— Begin —

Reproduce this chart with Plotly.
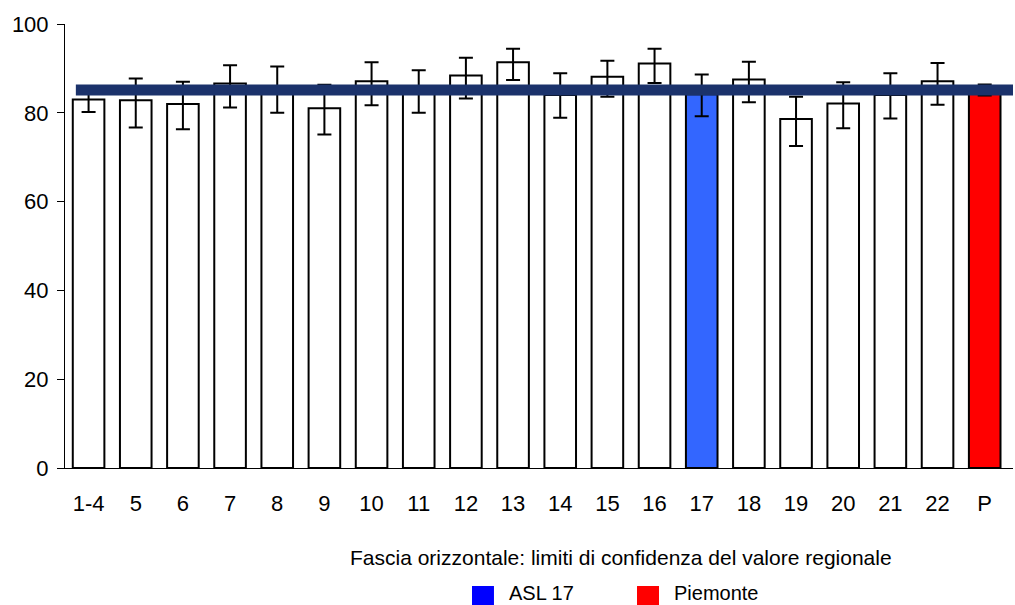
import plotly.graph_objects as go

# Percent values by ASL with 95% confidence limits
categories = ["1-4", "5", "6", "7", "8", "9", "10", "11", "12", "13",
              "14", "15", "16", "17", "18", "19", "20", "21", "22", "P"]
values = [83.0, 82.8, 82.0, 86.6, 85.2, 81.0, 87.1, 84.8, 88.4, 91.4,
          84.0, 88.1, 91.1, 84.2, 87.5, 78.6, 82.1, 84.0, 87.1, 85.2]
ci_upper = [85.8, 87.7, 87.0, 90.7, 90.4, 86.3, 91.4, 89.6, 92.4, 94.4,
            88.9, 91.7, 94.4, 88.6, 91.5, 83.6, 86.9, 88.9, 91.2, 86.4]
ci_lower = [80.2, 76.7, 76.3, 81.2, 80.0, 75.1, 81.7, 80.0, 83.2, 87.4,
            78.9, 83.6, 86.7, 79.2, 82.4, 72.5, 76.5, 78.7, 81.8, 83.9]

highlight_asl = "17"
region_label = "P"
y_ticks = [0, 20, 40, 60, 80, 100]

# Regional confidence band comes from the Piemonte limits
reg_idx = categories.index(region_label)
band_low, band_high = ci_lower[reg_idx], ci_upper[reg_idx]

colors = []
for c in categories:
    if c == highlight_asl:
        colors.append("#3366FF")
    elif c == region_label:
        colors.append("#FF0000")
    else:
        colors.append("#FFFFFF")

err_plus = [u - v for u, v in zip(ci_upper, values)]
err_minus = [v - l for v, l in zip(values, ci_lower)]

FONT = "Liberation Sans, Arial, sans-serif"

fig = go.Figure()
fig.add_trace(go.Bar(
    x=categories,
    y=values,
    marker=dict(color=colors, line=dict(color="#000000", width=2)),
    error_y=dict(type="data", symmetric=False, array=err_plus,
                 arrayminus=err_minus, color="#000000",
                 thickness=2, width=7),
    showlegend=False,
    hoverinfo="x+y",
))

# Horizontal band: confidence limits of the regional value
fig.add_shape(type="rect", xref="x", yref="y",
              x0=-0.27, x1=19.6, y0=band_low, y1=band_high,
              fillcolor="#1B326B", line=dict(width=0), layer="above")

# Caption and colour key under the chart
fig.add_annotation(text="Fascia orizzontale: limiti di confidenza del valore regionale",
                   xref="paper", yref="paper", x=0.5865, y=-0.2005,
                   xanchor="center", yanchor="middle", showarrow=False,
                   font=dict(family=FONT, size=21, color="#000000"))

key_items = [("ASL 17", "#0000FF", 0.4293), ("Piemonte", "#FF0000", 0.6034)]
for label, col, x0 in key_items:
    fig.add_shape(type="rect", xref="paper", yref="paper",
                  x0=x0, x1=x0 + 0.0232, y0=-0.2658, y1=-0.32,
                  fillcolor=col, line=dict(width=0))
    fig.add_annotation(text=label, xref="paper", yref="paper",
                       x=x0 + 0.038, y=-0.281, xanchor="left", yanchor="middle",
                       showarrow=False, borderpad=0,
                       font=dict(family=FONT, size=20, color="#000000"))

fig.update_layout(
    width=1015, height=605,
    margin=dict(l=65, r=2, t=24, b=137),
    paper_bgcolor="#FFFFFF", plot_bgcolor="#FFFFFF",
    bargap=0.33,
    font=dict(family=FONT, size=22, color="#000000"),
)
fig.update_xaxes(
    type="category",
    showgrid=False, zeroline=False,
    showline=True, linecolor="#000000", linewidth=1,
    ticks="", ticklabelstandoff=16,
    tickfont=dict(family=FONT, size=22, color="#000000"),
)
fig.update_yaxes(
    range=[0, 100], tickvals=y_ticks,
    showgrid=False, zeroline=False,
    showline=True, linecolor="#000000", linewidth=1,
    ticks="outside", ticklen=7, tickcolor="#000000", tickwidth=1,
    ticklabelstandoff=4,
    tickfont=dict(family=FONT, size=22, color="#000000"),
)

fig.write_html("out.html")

— End —

Repeat, exactly and in full, each line from the start of the data to the line that contains "import plotly.graph_objects as go". Pictures do not go in.

Reproduce this chart with Plotly.
import plotly.graph_objects as go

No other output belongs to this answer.